The Sanford jury was not asked to resolve questions about racial profiling or to ponder society’s bigoted preconceptions about young black males. Jurors were not considering great civil-rights questions.
The jury, kept insulated from the press coverage and the roiling madness on social media, was tasked only with sorting through conflicting narratives recounting a fight between Zimmerman and Trayvon Martin, just those few crucial moments on that February evening in Sanford.
Beyond the courtroom, there was a great national debate over George Zimmerman’s foolish actions and wrongheaded assumptions. About repeated calls to 911 reporting suspicious black men. About his muttered remarks to the 911 operator about punks who always seemed to get away. To no small segment of society, the only real question before the jury was the depth of the racial animus that led to the killing of a teenage boy.
In that larger context, George Zimmerman’s acquittal seemed unfathomable. But the jury in Sanford was not instructed to consider extraneous details that have obsessed the rest of us. “In deciding whether George Zimmerman was justified in the use of deadly force, you must judge him by the circumstances by which he was surrounded at the time the force was used.”
At the time. And the jurors were told, “The danger facing George Zimmerman need not have been actual, however, to justify the use of deadly force.” Only that, in his head, he believed that the danger was real.
And the defense produced enough evidence, the photos of Zimmerman’s bloodied head, the neighbor who saw Zimmerman on his back, getting pummeled, that the jury could hardly avoid harboring reasonable doubts about the prosecution’s muddled case.
Nor did this case turn on the more controversial aspects of Florida’s Stand Your Ground statutes. Since the law was passed in 2005, defense lawyers have managed to preempt trials after outrageous killings by citing SYG. Crucial questions in this case, at least, were decided by a jury, not by a judge in a pre-trial hearing.

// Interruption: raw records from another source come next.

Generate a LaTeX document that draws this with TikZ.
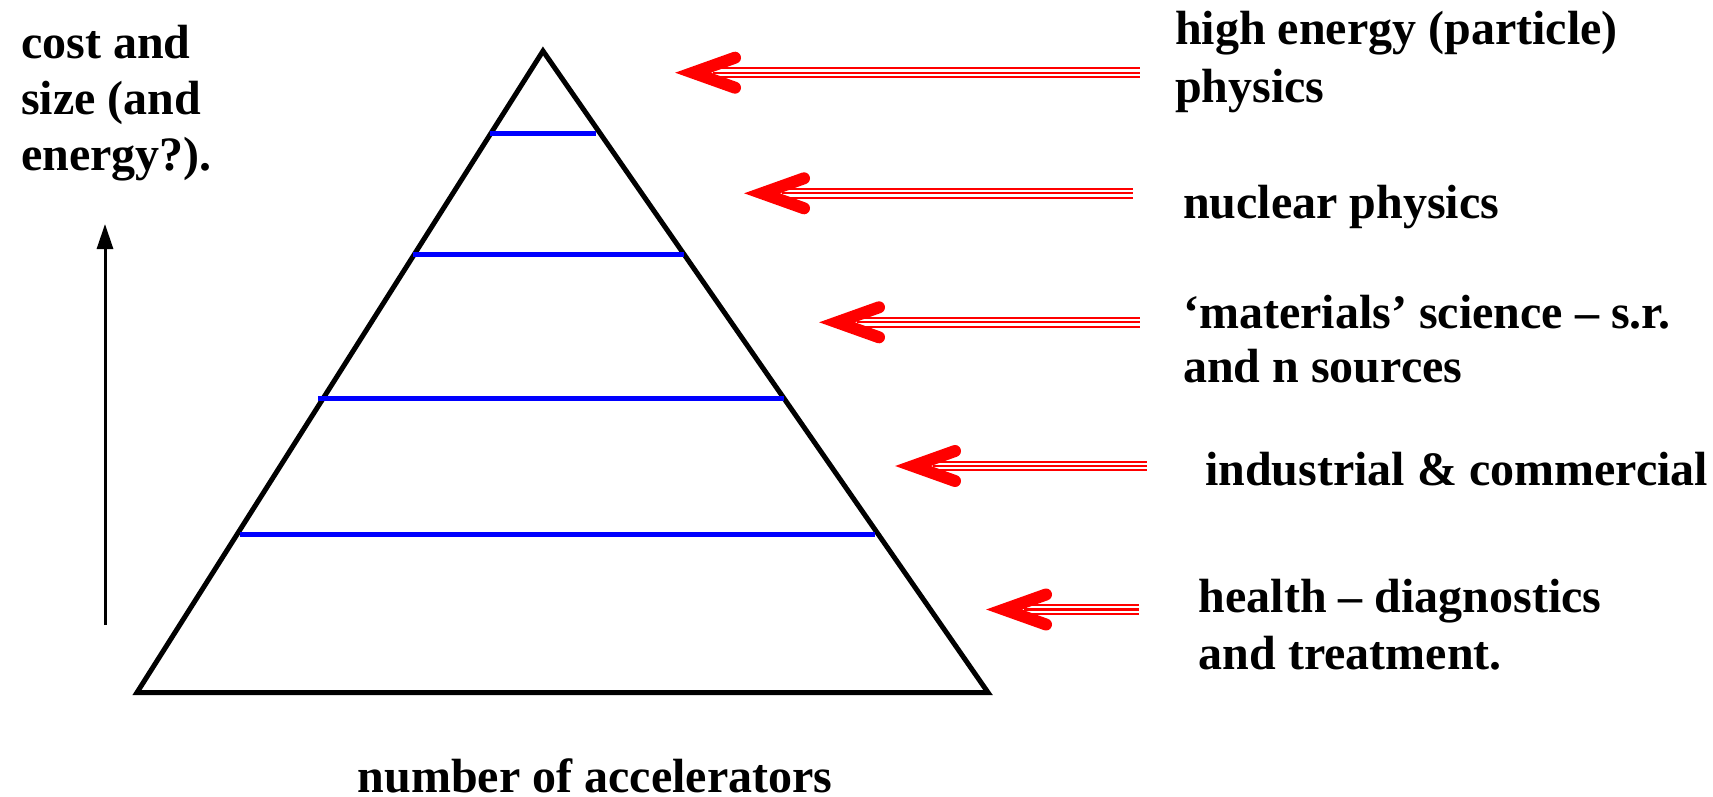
\documentclass[tikz,border=0pt]{standalone}
\usepackage{fontspec}
\setmainfont{Liberation Serif}
\usetikzlibrary{arrows.meta,calc}
\tikzset{
  lbl/.style={inner sep=0pt, anchor=base west, font=\fontsize{48}{60}\selectfont\bfseries},
  tri/.style={line width=5pt, line join=miter},
  band/.style={blue, line width=5pt},
  redhead/.style={red, line width=12pt, line cap=round},
}
\newcommand{\redarrow}[2]{%
  \draw[red, line width=10.8pt] ($(#1)+(38,0)$) -- (#2);
  \draw[white, line width=6.4pt] ($(#1)+(38,0)$) -- (#2);
  \draw[red, line width=2.2pt] ($(#1)+(38,0)$) -- (#2);
  \draw[redhead] ($(#1)+(60,-15)$) -- ($(#1)+(18,0)$) -- ($(#1)+(60,15)$);
}
\begin{document}
\begin{tikzpicture}[x=1pt,y=-1pt]
\useasboundingbox (0,0) rectangle (1713,797);
% pyramid
\coordinate (apex) at (543,51);
\coordinate (bl) at (137,692.5);
\coordinate (br) at (988,692.5);
\draw[tri] (apex) -- (br) -- (bl) -- cycle;
\draw[band] (489.5,133.3) -- (596,133.3);
\draw[band] (413,254.6) -- (684,254.6);
\draw[band] (318,398) -- (784,398);
\draw[band] (240,534.2) -- (875,534.2);
% vertical arrow
\coordinate (vlo) at (105,625);
\coordinate (vhi) at (105,224);
\draw[line width=3pt, -{Triangle[width=16pt,length=25pt]}] (vlo) -- (vhi);
% left labels
\node[lbl] (c1) at (21,59) {cost and};
\node[lbl] (c2) at (21,115) {size (and};
\node[lbl] (c3) at (21,171) {energy?).};
\node[lbl, anchor=base] (num) at (595,792) {number of accelerators};
% right labels
\node[lbl] (h1) at (1175,45) {high energy (particle)};
\node[lbl] (h2) at (1175,103) {physics};
\node[lbl] (n1) at (1183,218.5) {nuclear physics};
\node[lbl] (m1) at (1183,328) {‘materials’ science – s.r.};
\node[lbl] (m2) at (1183,382) {and n sources};
\node[lbl] (i1) at (1205,485) {industrial \& commercial};
\node[lbl] (d1) at (1198.5,612) {health – diagnostics};
\node[lbl] (d2) at (1198.5,669) {and treatment.};
% red arrows
\coordinate (t1) at (675,72.7);   \coordinate (e1) at (1140,72.7);
\coordinate (t2) at (744,193.3);  \coordinate (e2) at (1133,193.3);
\coordinate (t3) at (819,322.3);  \coordinate (e3) at (1140,322.3);
\coordinate (t4) at (895,466);    \coordinate (e4) at (1147,466);
\coordinate (t5) at (986,609.5);  \coordinate (e5) at (1139,609.5);
\redarrow{t1}{e1}
\redarrow{t2}{e2}
\redarrow{t3}{e3}
\redarrow{t4}{e4}
\redarrow{t5}{e5}
\end{tikzpicture}
\end{document}
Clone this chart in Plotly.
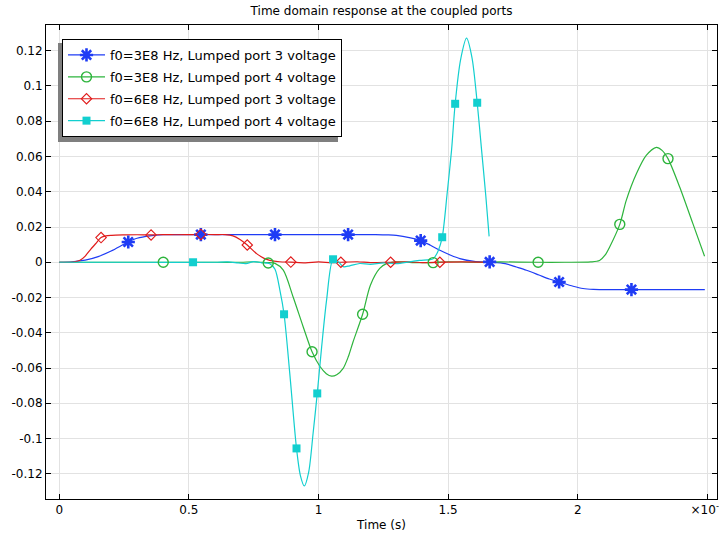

The jurors were told that if Zimmerman “was not engaged in an unlawful activity and was attacked in any place where he had a right to be, he had no duty to retreat and had the right to stand his ground and meet force with force, including deadly force if he reasonably believed that it was necessary to do so to prevent death or great bodily harm to himself….”
Under Florida’s bizarre self-defense law, those same elastic parameters would have applied to Trayvon Martin, if, say, during the struggle that night, he had wrested away Zimmerman’s pistol and shot his antagonist. In our state, either combatant, feeling fearful, seems to have the right to stand his ground and shoot the other. A kind of legal toss-up.
That may be insane, a product of a mindless state legislature kowtowing to the NRA, but it’s not one of the great civil-rights issues of our times.